Arctic ice freezing, Antarctic melting

As many have now noted, Arctic sea ice stopped melting rather abruptly after 6 September, and has lately been freezing quite rapidly. The pattern is quite similar to last year, but a few days earlier. In both JAXA and NSIDC the minimum was lower than 2007, but higher than 2012, so in secoind place (but in NSIDC, only just).

Meanwhile, more surprisingly, Antarctic ice has been melting strongly for six days, and now stands below the other years of this century at least, for this time. From the radial plot here, I'll show the NSIDC plots for recent days. The plot spans most of September.


The red curve is 2002. Orientation same as NH.


  1. Very interesting, but why are the Antarctic traces so much smoother than the Arctic traces? Is it simply that you are zooming into a higher resolution on the scale for the Arctic?
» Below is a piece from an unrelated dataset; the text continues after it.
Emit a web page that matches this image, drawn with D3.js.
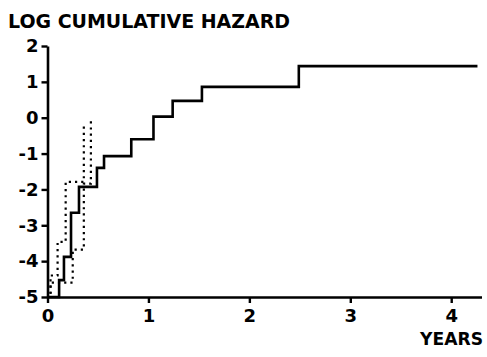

    I have read that some people suggest there may be alternating polar oscillations over periods of 30 to 60 years such that when the Antarctic warms, the Arctic cools, and vice versa, possibly from some kind of ocean circulation effect that takes a long time to operate. We certainly don't have a long enough record of high quality data yet to be able to evaluate this hypothesis very well, but time will tell.

    1. Bryan,
      Well, I'm not smoothing them; the numbers as plotted are tabulated and plotted as reported. But it may be because the SH winter ice has open ocean frontage, while NH ice has all sorts of land features and currents - bays that melt (or freeze) together, straits where a wind can wash ice away. Or possibly even that the land just causes some measurement confusion.

  2. Bryan,

    I dont think there is an oscillations of periods of 30 to 60 years. But a connection between them is very possible but would be more on times, when the is massiv and aprrupt fresh water impuls in the north atlantic, which is able to shut down the AMOC, then arctic cools while antartica warms, we saw this in the holocence (dont know the exact date but should be known as 8.2K-Event or so), as north americas ice had produced a massive fresh water impuls.
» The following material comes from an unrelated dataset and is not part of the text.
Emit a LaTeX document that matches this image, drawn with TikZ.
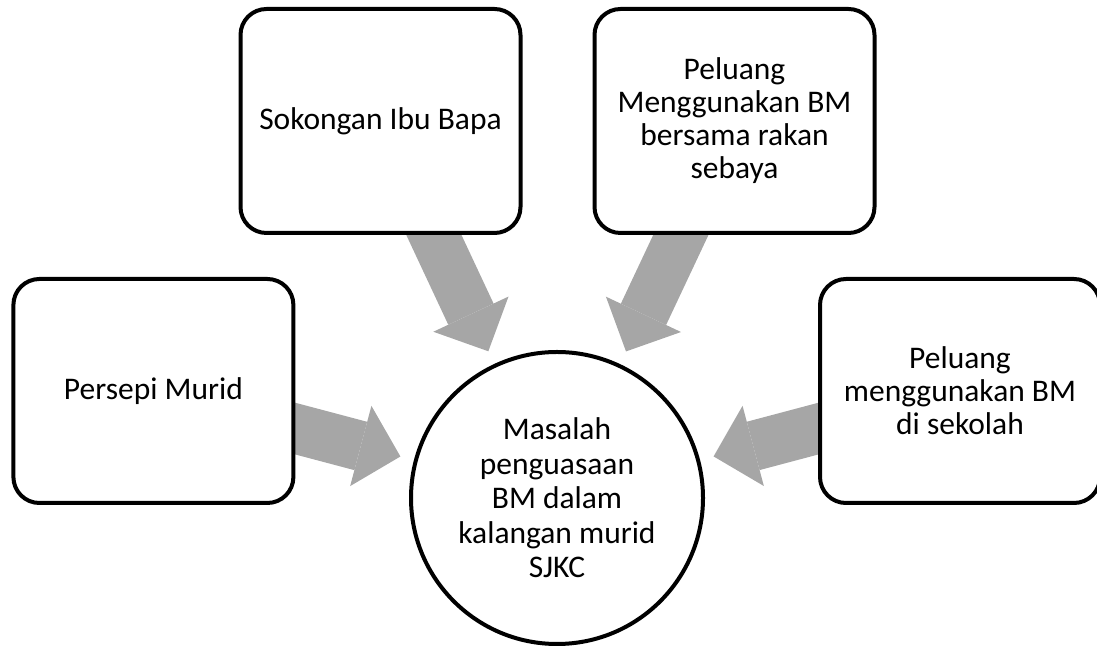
\documentclass[tikz,border=0pt]{standalone}
\usepackage{fontspec}
\setmainfont{Carlito}
\usetikzlibrary{arrows.meta, backgrounds}

\definecolor{arrowgray}{RGB}{166,166,166}

\begin{document}
\begin{tikzpicture}[
	box/.style={draw, line width=0.1cm, rounded corners=0.65cm, fill=white, minimum width=7cm, minimum height=5.6cm, inner sep=0pt, align=center, font=\fontsize{22.4}{23.5}\selectfont},
	hub/.style={draw, circle, line width=0.1cm, fill=white, minimum size=7.3cm, inner sep=0pt, align=center, font=\fontsize{22.4}{24.5}\selectfont},
	flow/.style={draw=arrowgray, line width=1.25cm, shorten >=0.35cm, -{Triangle[length=1.025cm, width=2.075cm, line width=0pt, fill=arrowgray]}}
]
	\useasboundingbox (0,0) rectangle (27.425,16.2);
	\node[box] (persepi) at (3.835,6.425) {Persepi Murid};
	\node[box] (sokongan) at (9.5125,13.175) {Sokongan Ibu Bapa};
	\node[box] (rakan) at (18.3625,13.175) {Peluang\\Menggunakan BM\\bersama rakan\\sebaya};
	\node[box] (sekolah) at (24,6.425) {Peluang\\menggunakan BM\\di sekolah};
	\node[hub] (masalah) at (13.925,3.75) {Masalah\\penguasaan\\BM dalam\\kalangan murid\\SJKC};
	\begin{scope}[on background layer]
		\draw[flow] (persepi.center) -- (masalah);
		\draw[flow] (sokongan.center) -- (masalah);
		\draw[flow] (rakan.center) -- (masalah);
		\draw[flow] (sekolah.center) -- (masalah);
	\end{scope}
\end{tikzpicture}
\end{document}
  3. Ice extent is an insufficient proxy for assessing the short-term dynamics of the arctic ice. If you examine satellite imagery of the arctic (MODIS, for example) over the past few weeks, you can see that the real culprit in extent reversal was not re-freezing (though there was likely some), but rather the dramatic fracturing of the ice just north of the Canadian Archipelago. Those massive cracks suddenly increased the extent in the Central Arctic Basin due to expansion of ice extent via fissuring; and sent ice floes into the CA and Greenland Sea, via transport (also increasing extent). More of that ice will meet its demise if the weather encourages further transport to warmer waters. Long story short, though the extent may be increasing, the ice has still been getting hammered.